Teva Pharms. USA, Inc. v. Sandoz, Inc., 135 S. Ct. 831 (2015); Phillips v. AWH Corp., 415 F.3d 1303 (Fed. Cir. 2005) (en banc); Markman v. Westview Instruments, Inc., 52 F.3d 967 (Fed. Cir. 1995) (en banc), aff’d, 517 U.S. 370 (1996).

2.2 Construction of Means-Plus-Function Claims for the Case5


The patentee may express an element for a claim in the form of a “means” or “step” for performing a function.

The asserted claims of the [abbreviated patent number] patent include the following clause: “____________________________________.” I have determined, as a matter of law, that this is a means-plus-function element, as described in the section of the statute I read to you. This clause requires special interpretation. This element does not cover all [[means] [steps]] that perform the recited function of “____________________________________.” Rather, I have determined that the recited function is “___________________________.” I have determined that [[structure] [step]] described in the patent specification and drawings that perform this recited function is “_________________________________________,” or an equivalent of this [[structure] or [step]]. You must use this interpretation of the means-plus-function [[element] [step]] in your deliberations regarding infringement and validity, as further discussed below.

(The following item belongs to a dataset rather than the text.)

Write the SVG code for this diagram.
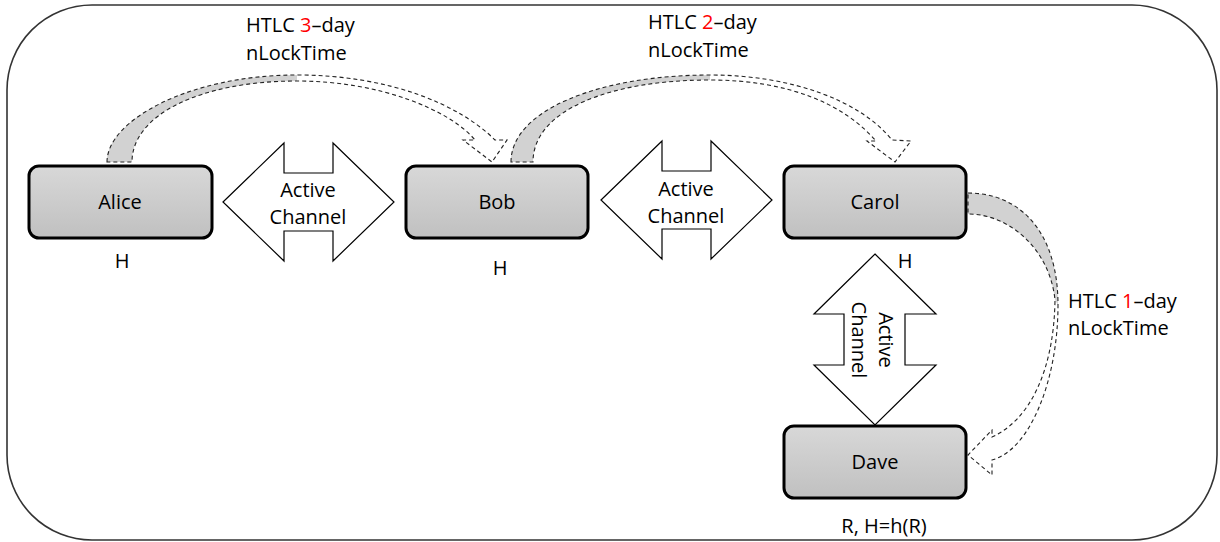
<svg xmlns="http://www.w3.org/2000/svg" width="1220" height="542" viewBox="0 0 1220 542">
  <defs>
    <linearGradient id="nodeFill" x1="0" y1="0" x2="0" y2="1">
      <stop offset="0" stop-color="#d8d8d8"/>
      <stop offset="1" stop-color="#c0c0c0"/>
    </linearGradient>
    <style>
      text { font-family: "Open Sans", "Liberation Sans", sans-serif; font-size: 20px; fill: #000; }
      .mid { text-anchor: middle; }
      .red { fill: #ff0000; }
      .node { fill: url(#nodeFill); stroke: #000; stroke-width: 3; }
      .channel { fill: #fff; stroke: #000; stroke-width: 1.2; stroke-linejoin: miter; }
      .band { fill: #d2d2d2; stroke: none; }
      .outline { fill: none; stroke: #222; stroke-width: 1.1; stroke-dasharray: 4 3; }
      .frame { fill: #fff; stroke: #333; stroke-width: 1.6; }
    </style>
  </defs>

  <!-- outer frame -->
  <rect class="frame" x="7" y="5" width="1210" height="535" rx="85" ry="85"/>

  <!-- HTLC connectors -->
  <g id="connectors">
    <g id="htlc-alice-bob">
      <path class="band" d="M107,162 C107,120 190,75 297,75 L297,81 C200,81 132,115 132,162 Z"/>
      <path class="outline" d="M107,162 C107,120 190,75 297,75 C390,75 460,105 495,140 L507,140 L492,162 L463,140 L475,140 C450,110 380,81 297,81 C200,81 132,115 132,162 Z"/>
    </g>
    <g id="htlc-bob-carol">
      <path class="band" d="M511,162 C511,110 600,75 710,75 L710,80 C610,80 533,110 533,162 Z"/>
      <path class="outline" d="M511,162 C511,110 600,75 710,75 C790,75 860,100 892,140 L911,141 L895,162 L867,141 L876,141 C845,105 790,80 710,80 C610,80 533,110 533,162 Z"/>
    </g>
    <g id="htlc-carol-dave">
      <path class="band" d="M968,193 C1020,193 1058,232 1058,305 L1055,300 C1050,250 1010,214 968,214 Z"/>
      <path class="outline" d="M968,193 C1020,193 1058,232 1058,305 C1058,380 1030,450 992,460 L992,475 L968,455 L992,430 L992,437 C1030,420 1054,370 1055,300 C1050,250 1010,214 968,214 Z"/>
    </g>
  </g>

  <!-- active channels -->
  <g id="channel-alice-bob">
    <polygon class="channel" points="223,202 284,143 284,173 333,173 333,143 394,202 333,261 333,231 284,231 284,261"/>
    <text class="mid" x="308" y="197">Active</text>
    <text class="mid" x="308" y="224">Channel</text>
  </g>
  <g id="channel-bob-carol">
    <polygon class="channel" points="601,200 662,141 662,171 711,171 711,141 772,200 711,259 711,229 662,229 662,259"/>
    <text class="mid" x="686" y="196">Active</text>
    <text class="mid" x="686" y="223">Channel</text>
  </g>
  <g id="channel-carol-dave">
    <polygon class="channel" points="875,254 936,314 905,314 905,365 936,365 875,425 814,365 844,365 844,314 814,314"/>
    <text class="mid" transform="translate(879,340) rotate(90)">Active</text>
    <text class="mid" transform="translate(852,340) rotate(90)">Channel</text>
  </g>

  <!-- nodes -->
  <g id="alice">
    <rect class="node" x="29" y="166" width="183" height="72" rx="10"/>
    <text class="mid" x="120" y="209">Alice</text>
    <text class="mid" x="122" y="268">H</text>
  </g>
  <g id="bob">
    <rect class="node" x="406" y="166" width="182" height="72" rx="10"/>
    <text class="mid" x="497" y="209">Bob</text>
    <text class="mid" x="500" y="275">H</text>
  </g>
  <g id="carol">
    <rect class="node" x="784" y="166" width="182" height="72" rx="10"/>
    <text class="mid" x="875" y="209">Carol</text>
    <text class="mid" x="905" y="268">H</text>
  </g>
  <g id="dave">
    <rect class="node" x="784" y="426" width="182" height="72" rx="10"/>
    <text class="mid" x="875" y="469">Dave</text>
    <text class="mid" x="884" y="533">R, H=h(R)</text>
  </g>

  <!-- HTLC labels -->
  <g id="label-htlc3">
    <text x="246" y="32">HTLC <tspan class="red">3</tspan>–day</text>
    <text x="246" y="60">nLockTime</text>
  </g>
  <g id="label-htlc2">
    <text x="648" y="29">HTLC <tspan class="red">2</tspan>–day</text>
    <text x="648" y="57">nLockTime</text>
  </g>
  <g id="label-htlc1">
    <text x="1068" y="308">HTLC <tspan class="red">1</tspan>–day</text>
    <text x="1068" y="335">nLockTime</text>
  </g>
</svg>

35 U.S.C. § 112; Chicago Bd. of Options Exchange, Inc. v. Int’l Secs. Exchange, LLC, 677 F.3d 1361, 1366-69 (Fed. Cir. 2012); Mettler-Toledo, Inc. v. B-Tek Scales, LLC, 671 F.3d 1291, 1295-96 (Fed. Cir. 2012); JVW Enters., Inc. v. Interact Accessories, Inc., 424 F.3d 1324, 1330-32 (Fed. Cir. 2005); Utah Med. Prods., Inc. v. Graphic Controls Corp., 350 F.3d 1376, 1381 (Fed. Cir. 2003); Carroll Touch, Inc. v. Electro Mech. Sys., Inc., 15 F.3d 1573, 1578 (Fed. Cir. 1993); Valmont Indus., Inc. v. Reinke Mfg. Co., Inc., 983 F.2d 1039, 1042 (Fed. Cir. 1993).